Original poem reprinted online here: "When You Are Old" by William Butler Yeats
Originally read: (a long time ago, but for this blog) February 18, 2013
More information about the Poet: William Butler Yeats







I just listened to this poem read aloud by Colin Farrell, and then I read some of the comments for this poem -- a very dreamy, nice touching eulogy for a loved one.  And yes I can see that.  The tone of this poem is very loving (because love is repeated multiple times = love, right?) and how the speaker is so tender to the subject.  Not really.

A couple of things, even though the subject is probably near death, the subject is capable of reading and/or taking down a book -- or this is the construction the speaker is addressing.  Also,  the second stanza kind of focuses the love idea to the a singular focus that disperses at the end which fits with the rhyme scheme (a b b a)  rhymes in the middle and rhymes at the end.  And, yes, the poem is in iambic pentameter -- probably one of the most read, but most subtle (meter) poetic devices that, upon further inspection and realization, are meant to memorable, as in easy to remember (rhyme, meter, etc.)

These little techniques, though, contrasts the actuality of the poem.   The speaker is instructing the older construction to read this poem that it's in a book.  The speaker wants to guide the subject into discovery through a very warm, "and nodding by the fire"  and nostalgic, "Your eyes had once," mode.  The speaker creates these very conditions.

In the second stanza there's a weird moment where the speaker acknowledges the worldliness of her beauty, but states that "one man loved the pilgrim soul in you, / And loved the sorrows of your changing face;"  Okay I have to admit this is pretty suave that the focus is on love throughout time rather than the individual moment of beauty.  But that inner voice in me is that the "he" loved his constructed version of her the one that had "sorrow" or was a "pilgrim."  But then there's that other side of me that argues that what the speaker is doing in less than two lines is showing that the he loved her emotionally, spiritually, and physically.  Yes, I will continue to argue with myself about the second stanza.

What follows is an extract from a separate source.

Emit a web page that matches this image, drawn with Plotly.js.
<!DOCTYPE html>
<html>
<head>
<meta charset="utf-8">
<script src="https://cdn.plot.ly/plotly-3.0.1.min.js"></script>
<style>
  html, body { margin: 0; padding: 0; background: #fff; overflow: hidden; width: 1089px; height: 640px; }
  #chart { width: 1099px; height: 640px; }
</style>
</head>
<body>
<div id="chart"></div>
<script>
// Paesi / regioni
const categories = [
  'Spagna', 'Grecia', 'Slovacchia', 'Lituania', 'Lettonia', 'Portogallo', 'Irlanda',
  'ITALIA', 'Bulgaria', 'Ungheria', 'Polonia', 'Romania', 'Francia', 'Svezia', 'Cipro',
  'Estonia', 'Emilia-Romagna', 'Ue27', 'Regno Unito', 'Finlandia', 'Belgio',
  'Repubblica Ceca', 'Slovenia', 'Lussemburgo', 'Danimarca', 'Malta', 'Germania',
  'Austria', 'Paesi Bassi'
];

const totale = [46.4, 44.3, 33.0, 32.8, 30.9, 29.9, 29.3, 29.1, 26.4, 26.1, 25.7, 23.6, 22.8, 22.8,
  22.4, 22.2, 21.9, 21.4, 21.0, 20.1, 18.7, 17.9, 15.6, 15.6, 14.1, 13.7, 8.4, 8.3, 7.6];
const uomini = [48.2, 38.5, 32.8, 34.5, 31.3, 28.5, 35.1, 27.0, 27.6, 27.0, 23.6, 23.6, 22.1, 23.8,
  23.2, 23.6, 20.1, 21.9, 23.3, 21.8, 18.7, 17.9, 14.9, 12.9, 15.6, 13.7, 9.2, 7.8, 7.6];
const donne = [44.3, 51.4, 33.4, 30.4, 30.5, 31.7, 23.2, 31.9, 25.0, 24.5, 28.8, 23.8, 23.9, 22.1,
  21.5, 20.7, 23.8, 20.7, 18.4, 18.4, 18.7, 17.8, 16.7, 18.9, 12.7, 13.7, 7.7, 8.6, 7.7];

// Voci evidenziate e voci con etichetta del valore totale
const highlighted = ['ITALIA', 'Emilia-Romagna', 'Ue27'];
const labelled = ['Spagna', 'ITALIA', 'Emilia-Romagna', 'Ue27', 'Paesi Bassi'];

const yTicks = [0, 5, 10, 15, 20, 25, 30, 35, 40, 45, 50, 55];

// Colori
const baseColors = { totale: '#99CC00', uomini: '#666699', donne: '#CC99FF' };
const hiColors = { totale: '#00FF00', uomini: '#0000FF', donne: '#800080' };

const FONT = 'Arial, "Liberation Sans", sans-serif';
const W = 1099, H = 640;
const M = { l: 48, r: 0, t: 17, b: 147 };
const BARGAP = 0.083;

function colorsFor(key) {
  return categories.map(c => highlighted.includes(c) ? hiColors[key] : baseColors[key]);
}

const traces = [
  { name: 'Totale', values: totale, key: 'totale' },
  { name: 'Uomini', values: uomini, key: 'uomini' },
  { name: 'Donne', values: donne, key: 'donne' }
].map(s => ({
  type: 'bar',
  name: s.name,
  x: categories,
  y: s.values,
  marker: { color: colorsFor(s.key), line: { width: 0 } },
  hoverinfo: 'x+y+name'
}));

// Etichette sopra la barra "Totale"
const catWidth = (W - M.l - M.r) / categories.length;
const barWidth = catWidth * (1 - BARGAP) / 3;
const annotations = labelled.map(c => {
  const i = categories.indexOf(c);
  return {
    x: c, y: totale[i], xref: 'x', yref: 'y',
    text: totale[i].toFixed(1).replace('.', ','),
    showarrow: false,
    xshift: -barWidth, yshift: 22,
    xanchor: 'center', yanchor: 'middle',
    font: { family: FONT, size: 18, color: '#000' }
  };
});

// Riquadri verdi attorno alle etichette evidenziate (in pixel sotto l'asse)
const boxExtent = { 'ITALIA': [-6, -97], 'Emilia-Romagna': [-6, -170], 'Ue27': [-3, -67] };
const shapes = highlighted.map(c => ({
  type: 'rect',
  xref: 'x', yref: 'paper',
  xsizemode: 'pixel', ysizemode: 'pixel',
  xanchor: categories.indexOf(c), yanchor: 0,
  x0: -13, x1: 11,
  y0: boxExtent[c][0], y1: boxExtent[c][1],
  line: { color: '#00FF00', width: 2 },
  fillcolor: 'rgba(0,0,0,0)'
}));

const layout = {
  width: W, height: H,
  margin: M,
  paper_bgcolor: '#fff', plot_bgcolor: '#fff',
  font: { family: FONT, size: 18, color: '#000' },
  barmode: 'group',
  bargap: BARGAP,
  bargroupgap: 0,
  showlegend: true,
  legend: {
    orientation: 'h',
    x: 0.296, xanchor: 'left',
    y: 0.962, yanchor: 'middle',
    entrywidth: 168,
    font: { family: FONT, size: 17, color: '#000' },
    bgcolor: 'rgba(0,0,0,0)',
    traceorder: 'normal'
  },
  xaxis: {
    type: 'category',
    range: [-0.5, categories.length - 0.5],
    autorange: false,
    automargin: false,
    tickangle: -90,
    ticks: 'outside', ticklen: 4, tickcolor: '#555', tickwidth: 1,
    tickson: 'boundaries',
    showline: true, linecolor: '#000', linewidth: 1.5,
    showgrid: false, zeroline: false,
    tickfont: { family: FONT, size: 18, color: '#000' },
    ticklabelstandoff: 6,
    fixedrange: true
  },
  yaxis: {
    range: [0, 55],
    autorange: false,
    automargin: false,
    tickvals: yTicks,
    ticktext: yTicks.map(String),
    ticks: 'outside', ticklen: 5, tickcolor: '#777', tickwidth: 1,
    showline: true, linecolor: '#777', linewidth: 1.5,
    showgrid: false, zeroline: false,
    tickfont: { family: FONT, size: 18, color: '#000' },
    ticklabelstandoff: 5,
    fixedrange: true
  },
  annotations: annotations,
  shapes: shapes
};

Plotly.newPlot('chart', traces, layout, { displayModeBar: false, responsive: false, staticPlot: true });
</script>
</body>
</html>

But not the semi-colon at the end of stanza two which leads to the connection between the subjects current self and the current epiphany.  There's an assumption that the subject learns that the man loved her completely (and currently does) in the second stanza.  What happens in the end is what the speaker wants to happen:  "Murmur, a little sadly, how love fled"  and I think this is the real tragedy in the poem.  The speaker -- (the man in the poem) wants this epiphany to happen, no matter the time and space, but has to construct it in the form of a poem rather than actualizing it.

The last image could be a reference to many things: death, immortally watching, an allusion to God.   Yes, but the image, although can be interpreted in many ways, leads to the same conclusion of loneliness from the speaker -- a sense of distance away from the subject.  Will the subject realize anything, who knows.  But as the reader who read and gained insight and experience from this poem, yeah, I realized a lot.